With one final Mark, Clary signs her name to her father’s defeat and puts an end to his reign of terror.

She Came, She Drew, She Conquered

It’s fitting that during the final confrontation with Valentine in City of Glass, Clary is unable to speak. Valentine has silenced her with a rune, so her last words to him—when he’s finally seen her for who she is, instead of the weak little girl he perceives her to be—are not spoken but drawn.

Clary stretched out her hand, and with her finger she wrote in the sand at his feet. She didn’t draw runes. She drew words: the words he had said to her the first time he’d seen what she could do, when she’d drawn the rune that had destroyed his ship.

mene mene tekel upharsin.

Valentine has known about Clary’s rune-creating ability, but until defeat is staring him in the face, he still thinks of her as weak. He underestimates her time and time again— because she was raised as a mundane, not a Shadowhunter. Because she’s an artist, not a warrior. He refuses to give her the respect she deserves, despite the fact that she has thwarted him multiple times, because he can’t acknowledge that the way she fights back is fighting.

But a fighter is not just someone who dispatches enemies with a blade or a bow. A fighter is someone who fights— with everything and anything she has at her disposal.

Clary is an artist, and before she draws her first rune, she has never used her art as a weapon. But once she is faced with a war that must be won—a war that endangers the people she loves—she becomes an artist who fights.
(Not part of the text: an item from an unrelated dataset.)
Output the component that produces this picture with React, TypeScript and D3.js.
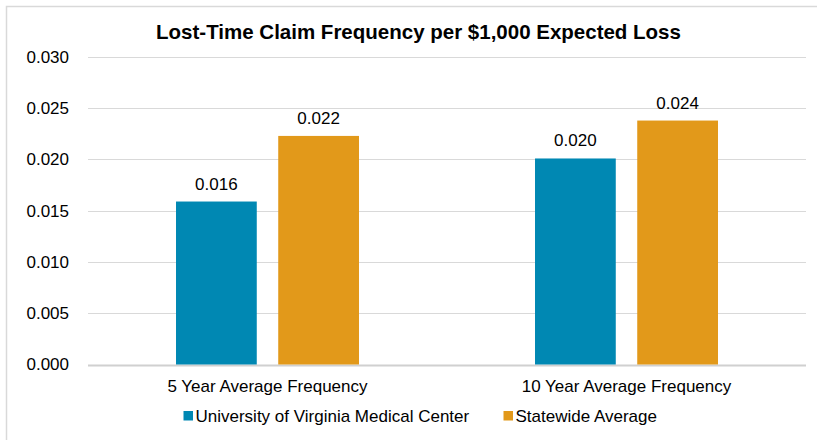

She won’t leave this war to be won by others. She can’t do it alone—but the war can’t be won without her either.

The seemingly mundane, pre-Shadowhunters Clary who took art classes at Tisch, and drew fantasy warriors in her sketchbook, and sighed over cartoon princes probably didn’t think of herself as a hero. But I’d bet that in her daydreams, when she was busy drawing heroes or disappearing into a fantasy world, she felt like she could be one. Like there was heroic potential in her, just waiting to be tapped.

How many of us read fantasy because we have that same feeling? We live vicariously through stories, because our own lives provide so few opportunities for high-stakes adventure and noble sacrifice. And most of the time, even as we wish we could be like our favorite heroes, we know that we’re just too different. Jace has killed more demons than any other Shadowhunter his age. Isabelle handles her electrum whip with such finesse, it’s as if the weapon is a part of her. Alec’s skill with a bow and arrow allows him to make shot after shot, even in a high-stress battle situation. Maia’s werewolf nature means that she’s faster and more ferocious than any human could hope to be.

Clary, though…Clary is like you, or me, or that kid in class who’s always drawing instead of taking notes. We know this girl. And that’s part of what makes Clary such an amazing her**ne. Because she manages to do extraordinary things using talents she honed during a mostly ordinary life.

Clary is what I think a lot of us hope we could be, if we found ourselves in her situation: someone who becomes a hero out of necessity, who is not on an even playing field with the rest of the players—but who, out of sheer determination, finds a way to turn her natural talents into the tools of her survival.

Clary saves lives—her own, and those of her friends. She draws a better world into existence, and she never lets the word impossible stop her.